The Independent Student Newspaper of Northern Kentucky University.

Students discuss diversity, safety on campus in GUIDE Town Hall

March 5, 2021


GUIDE hosted a town hall last night to discuss issues such as safety and discrimination on campus.

Last night, G.U.I.D.E (Greeks United for Inclusivity, Diversity and Equity) hosted a virtual town hall via Zoom in an effort “to discuss issues real students are experiencing on our campus,” according to GUIDE’s Instagram.

The town hall was open to all NKU students and was hosted by GUIDE president, Karla Arango. According to Arango, the main theme was “accountability and what accountability looks like on various scales.”

There were over 30 Norse in attendance—most affiliated with NKU’s Greek community, some not. 

Alpha Omicron Pi Vice President of Standards Olivia Bryan took the floor first to discuss handling discrimination and the importance of doing it expeditiously. 

“Over the last two weeks I’ve had a couple of different women reach out to me asking to set up standards meetings with me to discuss some things that they’ve overheard.” Bryan said. Although Bryan hasn’t gathered all of the details regarding the incidents, they involve other sorority members making discriminatory jokes.  

Arango provided guidance on the topic, saying that this is a big issue that faces the Greek community.

“Whether it’s one sister that is guilty of being discriminatory towards anyone or making anyone feel unvalued or unsafe in your chapter, I think by taking action you can set that precedent.” Arango said. According to Arango,  once an anti-discrimination precedent is set within an organization, it tends to trickle down and become a part of the organization’s culture. 

Jillian Brown, freshman and Alpha Omicron Pi assistant vice president of membership recruitment, said that when recruiting for any NKU organization it is important to make it clear that hate will not be tolerated. 

“It’s important to be clear that no matter where you stand on any spectrum, you will be safe with us, there is not a place for hate in our organization,” Brown said.

President of Sunrise Movement and music education major Jimmy Renton followed Bryan in the town hall conversation, acknowledging that their organization needs diversification. Renton spoke about their issue, “Right now it’s mostly white, like, it’s all white people and I don’t like that. I want to have a diverse club that reflects NKU.”

NOVA (Noble Outstanding Valiant Ambitious, a multicultural sorority interest group) president, Holly Blansette, advised Renton that their organization should focus on an “authentic” approach opposed to seeking out members to “check a box.” Blansette said that multiple organizations have approached her offering high positions because of her race and gender, she calls this “tokenism.” 

SGA Senator Mohamed Omar spoke on “tokenism.” 

“Right now I’m in a position where I’m reconsidering a few positions that I’m in, mainly because I’m not sure if I was selected for those positions because I qualify or simply because I’m Black,” Omar said.

The conversation moved onto another issue: NKU’s Greek communities sharing information regarding Black History Month events in lieu of attending them.
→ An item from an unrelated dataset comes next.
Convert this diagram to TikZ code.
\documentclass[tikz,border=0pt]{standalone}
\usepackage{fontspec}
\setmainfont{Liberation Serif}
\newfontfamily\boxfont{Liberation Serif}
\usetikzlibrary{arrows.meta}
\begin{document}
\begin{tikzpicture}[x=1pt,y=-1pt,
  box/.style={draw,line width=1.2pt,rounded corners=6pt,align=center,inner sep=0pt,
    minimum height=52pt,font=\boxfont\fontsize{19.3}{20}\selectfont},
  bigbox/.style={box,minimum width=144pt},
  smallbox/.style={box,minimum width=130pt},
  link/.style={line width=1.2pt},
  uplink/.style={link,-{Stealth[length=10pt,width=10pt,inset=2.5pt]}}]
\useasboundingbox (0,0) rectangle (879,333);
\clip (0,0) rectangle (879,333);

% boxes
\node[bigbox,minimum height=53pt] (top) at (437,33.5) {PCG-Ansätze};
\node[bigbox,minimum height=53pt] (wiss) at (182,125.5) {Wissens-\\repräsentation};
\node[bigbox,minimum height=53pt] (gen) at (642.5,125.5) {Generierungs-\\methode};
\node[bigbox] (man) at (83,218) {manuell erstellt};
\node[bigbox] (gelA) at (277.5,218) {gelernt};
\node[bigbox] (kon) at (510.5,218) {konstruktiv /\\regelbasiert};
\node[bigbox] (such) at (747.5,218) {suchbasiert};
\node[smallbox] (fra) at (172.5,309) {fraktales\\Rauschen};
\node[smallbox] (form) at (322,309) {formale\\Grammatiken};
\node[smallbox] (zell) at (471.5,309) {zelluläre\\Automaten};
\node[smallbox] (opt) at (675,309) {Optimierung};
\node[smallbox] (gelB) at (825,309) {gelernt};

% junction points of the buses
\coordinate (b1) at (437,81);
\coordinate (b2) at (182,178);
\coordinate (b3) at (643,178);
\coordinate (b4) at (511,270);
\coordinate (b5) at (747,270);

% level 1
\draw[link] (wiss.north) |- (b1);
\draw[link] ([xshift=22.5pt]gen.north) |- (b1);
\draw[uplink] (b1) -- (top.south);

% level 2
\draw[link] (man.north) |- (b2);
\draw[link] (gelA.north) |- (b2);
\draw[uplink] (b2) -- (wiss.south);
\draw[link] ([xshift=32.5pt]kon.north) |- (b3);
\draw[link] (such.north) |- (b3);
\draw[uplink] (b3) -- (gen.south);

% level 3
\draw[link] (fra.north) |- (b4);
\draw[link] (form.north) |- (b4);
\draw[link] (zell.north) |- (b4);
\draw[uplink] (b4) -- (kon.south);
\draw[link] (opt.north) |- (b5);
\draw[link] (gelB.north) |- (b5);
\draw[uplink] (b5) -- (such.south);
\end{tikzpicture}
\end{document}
Arango directed a comment directly to the Greek members of the town hall, “You guys did not show out the way you should have for Black History Month and you guys are aware of that … myself included, I did not show up for them as much as I would like to and I can take ownership for that.”

The floor opened up, and Arango prompted conversation by asking how the town hall feels about NKU’s efforts to cultivate a community of belonging. 

Following the announcement of her campaign for SGA President, social work major Aliya Cannon addressed the audience. 

“I believe that history has been repeating itself at NKU, and I believe that the repetition is starting to be broken, it is starting to be derailed. President Vaidya is basically trying to deconstruct the dysfunction that has been building up for so many years,” Cannon said. She believes that NKU is making crucial leadership changes that benefit inclusion and diversity such as the appointment of Vice President of Student Affairs Eddie Howard. According to Cannon, these efforts will allow Norse to “create our new legacy, our own legacy,” one that she says “can repeat in a great way and creates a great experience for the Norse Nation.”

Renton agreed with Cannon on NKU’s progress but said they’re still affected by some of the dysfunction that Cannon spoke about. 

“I’m trying not to let emotions get to me, I moved off of campus after everything happened with Patriot Front,” Renton said. “By the way, I’m a white person saying this, I’m an openly gay person. Living on campus, I didn’t feel safe knowing that there were white supremacists canvassing our campus.”

Although emotional about NKU’s reactions to recent events such as hate speech, Renton said he holds hope that campus will become the great experience that Cannon had spoken about. 

The GUIDE Town Hall concluded with a self-proclaimed “controversial, yet brave” statement from Arango encouraging continuation of the discussion. 

“Although GUIDE is Greeks United, if you are not in a greek organization, still come to GUIDE meetings. Your all’s voices are so valued. You guys have so much that we need to not only implement into our own community, but all organizations campus wide,” Arango said.

Following conclusion, the floor was handed over to SGA Presidential and Vice Presidential candidates, Aliya Cannon and social studies education major Chris Roat, for a special presentation entailing their platform for the upcoming election, voting takes place on March 24 and 25.